___ Recorded information

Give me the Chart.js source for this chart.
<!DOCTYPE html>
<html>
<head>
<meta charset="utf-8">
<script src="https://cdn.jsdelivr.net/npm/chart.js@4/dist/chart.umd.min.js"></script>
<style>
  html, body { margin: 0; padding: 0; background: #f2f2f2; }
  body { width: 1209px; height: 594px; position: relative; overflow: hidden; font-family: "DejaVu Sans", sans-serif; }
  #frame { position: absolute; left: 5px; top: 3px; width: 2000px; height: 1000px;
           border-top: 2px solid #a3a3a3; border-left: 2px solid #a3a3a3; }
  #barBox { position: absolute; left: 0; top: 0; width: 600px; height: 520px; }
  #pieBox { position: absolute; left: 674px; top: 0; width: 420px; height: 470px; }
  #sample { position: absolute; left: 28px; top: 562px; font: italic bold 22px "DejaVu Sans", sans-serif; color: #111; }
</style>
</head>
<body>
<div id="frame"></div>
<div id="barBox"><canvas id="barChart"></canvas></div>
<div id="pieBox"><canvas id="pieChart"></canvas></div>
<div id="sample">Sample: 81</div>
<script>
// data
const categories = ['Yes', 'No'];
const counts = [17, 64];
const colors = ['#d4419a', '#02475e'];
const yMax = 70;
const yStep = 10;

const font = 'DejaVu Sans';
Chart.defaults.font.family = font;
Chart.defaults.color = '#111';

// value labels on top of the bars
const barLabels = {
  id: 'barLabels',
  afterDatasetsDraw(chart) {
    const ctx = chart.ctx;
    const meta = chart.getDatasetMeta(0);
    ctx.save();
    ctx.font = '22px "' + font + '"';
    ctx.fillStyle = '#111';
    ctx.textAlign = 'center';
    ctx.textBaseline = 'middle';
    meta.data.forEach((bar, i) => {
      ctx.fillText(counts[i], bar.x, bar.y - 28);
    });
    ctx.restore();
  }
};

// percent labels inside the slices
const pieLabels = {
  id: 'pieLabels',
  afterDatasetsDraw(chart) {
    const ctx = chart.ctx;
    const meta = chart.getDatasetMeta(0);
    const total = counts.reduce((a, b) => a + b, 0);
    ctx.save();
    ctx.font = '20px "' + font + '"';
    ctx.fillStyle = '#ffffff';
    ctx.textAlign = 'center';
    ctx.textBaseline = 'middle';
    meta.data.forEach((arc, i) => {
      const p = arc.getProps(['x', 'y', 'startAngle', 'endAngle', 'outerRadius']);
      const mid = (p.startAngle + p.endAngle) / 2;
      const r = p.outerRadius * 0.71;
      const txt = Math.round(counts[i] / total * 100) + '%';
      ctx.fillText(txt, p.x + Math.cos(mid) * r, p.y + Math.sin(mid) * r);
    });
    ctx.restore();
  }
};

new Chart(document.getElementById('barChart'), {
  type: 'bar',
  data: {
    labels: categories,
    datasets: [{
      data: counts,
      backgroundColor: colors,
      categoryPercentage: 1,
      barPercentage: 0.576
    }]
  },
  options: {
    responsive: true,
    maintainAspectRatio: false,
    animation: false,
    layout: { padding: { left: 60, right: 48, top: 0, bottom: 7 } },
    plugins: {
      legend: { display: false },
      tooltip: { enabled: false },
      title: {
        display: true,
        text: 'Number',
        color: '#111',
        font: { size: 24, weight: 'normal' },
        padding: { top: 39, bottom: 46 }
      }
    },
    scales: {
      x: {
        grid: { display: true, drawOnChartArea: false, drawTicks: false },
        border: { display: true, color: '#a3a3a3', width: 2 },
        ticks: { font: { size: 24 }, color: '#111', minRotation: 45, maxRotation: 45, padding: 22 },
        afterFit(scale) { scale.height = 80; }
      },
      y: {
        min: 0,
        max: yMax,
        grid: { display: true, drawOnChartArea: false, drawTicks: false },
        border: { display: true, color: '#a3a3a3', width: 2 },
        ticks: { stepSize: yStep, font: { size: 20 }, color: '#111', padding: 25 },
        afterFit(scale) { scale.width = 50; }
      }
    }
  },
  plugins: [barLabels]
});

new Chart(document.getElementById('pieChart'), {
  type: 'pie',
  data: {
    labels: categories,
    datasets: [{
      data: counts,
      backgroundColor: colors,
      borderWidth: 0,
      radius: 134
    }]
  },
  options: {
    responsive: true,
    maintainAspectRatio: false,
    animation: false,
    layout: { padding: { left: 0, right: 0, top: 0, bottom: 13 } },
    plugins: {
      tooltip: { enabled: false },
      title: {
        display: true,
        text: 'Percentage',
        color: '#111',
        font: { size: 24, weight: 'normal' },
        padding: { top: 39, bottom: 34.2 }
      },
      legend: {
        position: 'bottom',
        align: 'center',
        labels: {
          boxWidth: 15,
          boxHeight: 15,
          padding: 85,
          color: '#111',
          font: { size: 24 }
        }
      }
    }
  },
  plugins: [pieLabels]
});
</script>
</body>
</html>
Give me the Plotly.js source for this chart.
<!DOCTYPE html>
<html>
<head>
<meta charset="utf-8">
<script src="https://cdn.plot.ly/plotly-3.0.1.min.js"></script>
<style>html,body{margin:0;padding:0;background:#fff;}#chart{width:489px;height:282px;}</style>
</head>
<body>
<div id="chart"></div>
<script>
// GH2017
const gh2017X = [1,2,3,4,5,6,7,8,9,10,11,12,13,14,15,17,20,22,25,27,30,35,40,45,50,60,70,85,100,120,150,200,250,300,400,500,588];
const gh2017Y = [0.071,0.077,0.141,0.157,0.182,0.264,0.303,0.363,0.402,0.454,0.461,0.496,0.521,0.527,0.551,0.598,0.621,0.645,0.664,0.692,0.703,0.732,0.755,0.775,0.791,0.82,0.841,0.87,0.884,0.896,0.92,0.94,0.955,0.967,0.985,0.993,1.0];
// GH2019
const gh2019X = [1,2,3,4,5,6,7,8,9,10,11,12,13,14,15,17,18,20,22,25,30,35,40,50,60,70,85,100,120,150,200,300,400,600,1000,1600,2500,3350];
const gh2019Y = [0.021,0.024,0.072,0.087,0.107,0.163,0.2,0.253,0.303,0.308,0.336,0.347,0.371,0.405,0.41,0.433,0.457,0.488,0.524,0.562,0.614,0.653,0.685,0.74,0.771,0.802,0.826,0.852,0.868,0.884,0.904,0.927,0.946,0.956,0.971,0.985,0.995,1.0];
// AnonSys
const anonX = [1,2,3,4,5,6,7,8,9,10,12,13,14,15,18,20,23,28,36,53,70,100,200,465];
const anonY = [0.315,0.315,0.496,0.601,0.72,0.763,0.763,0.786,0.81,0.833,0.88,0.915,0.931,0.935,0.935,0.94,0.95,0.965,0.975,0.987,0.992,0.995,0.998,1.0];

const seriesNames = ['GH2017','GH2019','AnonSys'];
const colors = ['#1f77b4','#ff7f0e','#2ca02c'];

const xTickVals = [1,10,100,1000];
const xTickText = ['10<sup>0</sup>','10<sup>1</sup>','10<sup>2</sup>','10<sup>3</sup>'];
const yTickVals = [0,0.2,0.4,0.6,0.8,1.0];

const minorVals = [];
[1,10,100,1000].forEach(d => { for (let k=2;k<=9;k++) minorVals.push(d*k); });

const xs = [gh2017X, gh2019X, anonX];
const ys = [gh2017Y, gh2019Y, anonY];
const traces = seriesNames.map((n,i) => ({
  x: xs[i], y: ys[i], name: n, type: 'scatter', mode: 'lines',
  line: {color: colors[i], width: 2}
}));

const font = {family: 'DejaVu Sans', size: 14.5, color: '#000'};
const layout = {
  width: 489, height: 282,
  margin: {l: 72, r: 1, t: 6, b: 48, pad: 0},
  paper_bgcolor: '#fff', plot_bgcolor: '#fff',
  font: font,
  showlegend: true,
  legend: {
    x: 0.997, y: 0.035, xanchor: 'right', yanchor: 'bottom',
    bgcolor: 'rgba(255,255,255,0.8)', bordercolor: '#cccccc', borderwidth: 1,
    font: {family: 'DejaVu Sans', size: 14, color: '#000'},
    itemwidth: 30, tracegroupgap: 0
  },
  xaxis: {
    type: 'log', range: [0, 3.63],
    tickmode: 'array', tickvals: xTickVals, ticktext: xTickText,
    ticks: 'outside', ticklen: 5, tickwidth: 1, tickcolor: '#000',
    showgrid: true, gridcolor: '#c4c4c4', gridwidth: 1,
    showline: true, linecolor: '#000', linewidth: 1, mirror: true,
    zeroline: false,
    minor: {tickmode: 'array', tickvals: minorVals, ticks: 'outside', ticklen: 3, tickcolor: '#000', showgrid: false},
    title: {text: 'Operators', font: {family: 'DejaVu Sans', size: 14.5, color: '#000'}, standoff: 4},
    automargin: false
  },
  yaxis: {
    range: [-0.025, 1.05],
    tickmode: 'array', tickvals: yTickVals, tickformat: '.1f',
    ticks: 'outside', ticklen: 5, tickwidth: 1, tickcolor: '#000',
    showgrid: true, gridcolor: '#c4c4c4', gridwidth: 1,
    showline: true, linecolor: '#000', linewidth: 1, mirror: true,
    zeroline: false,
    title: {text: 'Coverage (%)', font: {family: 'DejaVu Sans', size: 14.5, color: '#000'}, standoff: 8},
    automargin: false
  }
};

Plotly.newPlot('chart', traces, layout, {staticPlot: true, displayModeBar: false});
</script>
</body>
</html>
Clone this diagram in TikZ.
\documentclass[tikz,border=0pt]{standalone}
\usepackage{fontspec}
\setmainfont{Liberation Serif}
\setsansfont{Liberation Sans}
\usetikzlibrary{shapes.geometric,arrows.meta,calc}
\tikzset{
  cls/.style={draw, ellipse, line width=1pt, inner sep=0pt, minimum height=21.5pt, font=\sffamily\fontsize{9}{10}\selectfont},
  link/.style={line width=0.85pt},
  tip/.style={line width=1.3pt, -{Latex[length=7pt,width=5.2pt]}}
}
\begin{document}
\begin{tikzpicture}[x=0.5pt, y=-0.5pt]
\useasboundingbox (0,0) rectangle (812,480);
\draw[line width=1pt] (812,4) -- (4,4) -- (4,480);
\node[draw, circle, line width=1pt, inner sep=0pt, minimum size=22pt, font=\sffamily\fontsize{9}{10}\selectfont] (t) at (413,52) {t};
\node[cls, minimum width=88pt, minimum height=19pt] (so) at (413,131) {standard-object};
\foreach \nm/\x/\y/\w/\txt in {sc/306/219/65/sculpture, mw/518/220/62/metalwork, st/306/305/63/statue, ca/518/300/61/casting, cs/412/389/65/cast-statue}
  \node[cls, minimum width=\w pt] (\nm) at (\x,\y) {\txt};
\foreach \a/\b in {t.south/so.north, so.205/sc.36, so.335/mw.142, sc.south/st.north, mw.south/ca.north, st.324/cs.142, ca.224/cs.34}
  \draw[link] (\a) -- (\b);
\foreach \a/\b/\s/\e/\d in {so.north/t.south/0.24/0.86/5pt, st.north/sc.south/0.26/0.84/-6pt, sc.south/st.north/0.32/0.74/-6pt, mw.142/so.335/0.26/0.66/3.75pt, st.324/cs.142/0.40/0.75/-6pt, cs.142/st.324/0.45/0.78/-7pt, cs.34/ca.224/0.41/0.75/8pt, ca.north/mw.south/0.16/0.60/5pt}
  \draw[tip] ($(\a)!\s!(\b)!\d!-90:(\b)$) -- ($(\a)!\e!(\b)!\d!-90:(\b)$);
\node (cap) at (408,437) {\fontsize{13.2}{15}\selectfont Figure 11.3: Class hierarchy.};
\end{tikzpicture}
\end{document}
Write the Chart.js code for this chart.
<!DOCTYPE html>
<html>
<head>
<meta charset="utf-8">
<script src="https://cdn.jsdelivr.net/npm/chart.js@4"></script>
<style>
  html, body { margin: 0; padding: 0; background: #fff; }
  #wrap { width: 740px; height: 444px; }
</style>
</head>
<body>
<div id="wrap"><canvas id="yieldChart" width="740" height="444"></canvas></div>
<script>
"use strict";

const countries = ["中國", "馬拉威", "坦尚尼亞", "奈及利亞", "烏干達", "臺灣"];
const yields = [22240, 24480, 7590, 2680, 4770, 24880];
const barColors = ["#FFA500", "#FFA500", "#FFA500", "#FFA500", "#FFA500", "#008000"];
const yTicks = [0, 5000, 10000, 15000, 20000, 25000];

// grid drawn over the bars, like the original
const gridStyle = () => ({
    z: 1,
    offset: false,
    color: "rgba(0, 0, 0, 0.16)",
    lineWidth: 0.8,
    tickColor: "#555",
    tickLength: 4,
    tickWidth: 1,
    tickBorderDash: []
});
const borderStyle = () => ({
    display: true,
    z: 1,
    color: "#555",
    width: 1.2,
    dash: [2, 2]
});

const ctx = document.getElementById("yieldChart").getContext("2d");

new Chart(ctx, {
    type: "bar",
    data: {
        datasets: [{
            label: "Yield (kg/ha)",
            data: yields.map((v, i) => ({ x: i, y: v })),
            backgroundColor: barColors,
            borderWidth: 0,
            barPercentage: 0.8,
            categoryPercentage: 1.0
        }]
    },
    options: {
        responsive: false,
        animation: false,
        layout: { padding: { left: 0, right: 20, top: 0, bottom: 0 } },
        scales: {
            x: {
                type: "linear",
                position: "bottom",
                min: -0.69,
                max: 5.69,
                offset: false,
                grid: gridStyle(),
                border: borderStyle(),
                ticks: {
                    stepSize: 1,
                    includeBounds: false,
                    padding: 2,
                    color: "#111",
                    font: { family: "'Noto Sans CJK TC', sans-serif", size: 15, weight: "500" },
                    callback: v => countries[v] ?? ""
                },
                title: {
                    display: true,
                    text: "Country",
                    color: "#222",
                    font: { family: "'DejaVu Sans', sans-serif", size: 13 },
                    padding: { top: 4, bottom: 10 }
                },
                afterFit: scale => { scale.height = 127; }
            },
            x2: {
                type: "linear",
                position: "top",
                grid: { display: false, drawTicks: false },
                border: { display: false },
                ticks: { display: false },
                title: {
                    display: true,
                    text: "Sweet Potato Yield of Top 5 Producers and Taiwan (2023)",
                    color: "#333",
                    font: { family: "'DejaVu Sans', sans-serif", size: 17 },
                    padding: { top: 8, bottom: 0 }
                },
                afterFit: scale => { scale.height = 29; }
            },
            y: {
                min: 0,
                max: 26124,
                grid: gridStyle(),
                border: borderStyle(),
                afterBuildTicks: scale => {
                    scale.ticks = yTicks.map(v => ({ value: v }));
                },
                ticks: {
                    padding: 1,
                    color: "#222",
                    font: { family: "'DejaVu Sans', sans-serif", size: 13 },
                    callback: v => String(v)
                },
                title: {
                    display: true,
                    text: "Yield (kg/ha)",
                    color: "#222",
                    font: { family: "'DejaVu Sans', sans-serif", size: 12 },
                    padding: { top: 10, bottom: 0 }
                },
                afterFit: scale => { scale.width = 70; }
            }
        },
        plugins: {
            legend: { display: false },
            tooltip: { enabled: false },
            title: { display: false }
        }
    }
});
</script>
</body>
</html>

______

_Goal:_ Filter the listing above by the word "source"; copy each line that passes.

_Written response:_
Give me the Chart.js source for this chart.
Give me the Plotly.js source for this chart.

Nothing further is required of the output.